The academics wrote: "Virginia Giuffre's death is unusual only in that it is visible."

"Her public profile means there is an unusually detailed record of her final months - and what that record shows is deeply consistent with what our research tells us about how these deaths occur, and how they are too often overlooked.

"The reported circumstances of her final months are consistent with the patterns described above, and a public inquest is the appropriate mechanism to examine them thoroughly. Conducted with full attention to the DFV context of her death, such an inquest has the potential to generate findings and recommendations that reach far beyond this one case, and that could prevent future deaths."

It concludes by urging the coroner to "bring the full weight of the available evidence to bear on this decision."

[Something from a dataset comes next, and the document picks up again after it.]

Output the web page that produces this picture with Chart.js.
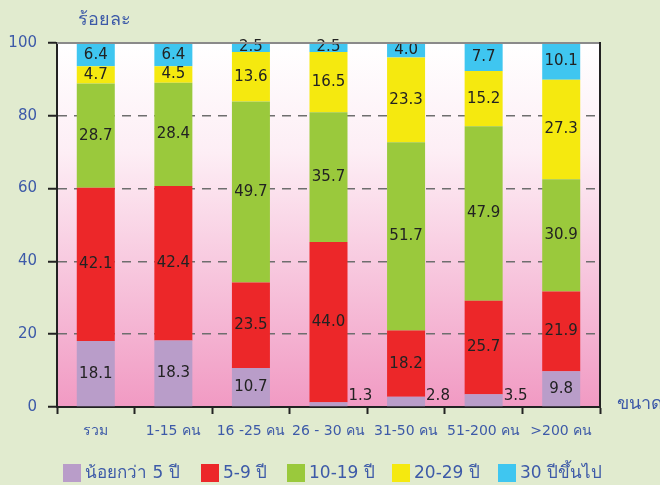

Giuffre was one of the most prominent accusers of Epstein.

She claimed that the now-former Prince Andrew had sexually abused her when she was 17 years old, allegedly with the help of Epstein and Ghislaine Maxwell, 62, who was found guilty of assisting Epstein in the abuse of multiple girls.

A civil lawsuit that Giuffre filed against Prince Andrew in 2021 was settled confidentially, with the prince donating money to Giuffre's charity.

Although the amount has never been revealed, reports widely estimate the out-of-court settlement, reached in 2022, to be worth approximately 12 million pounds (A$22.9 million, US$16.1 million).

The settlement also placed a gagging order on Andrew, meaning he could no longer deny he had raped Giuffre or repeat the claim that he had no memory of meeting her.

When Giuffre's death became known, she received multiple tributes, including from President Donald Trump, who called her passing "a horrible thing."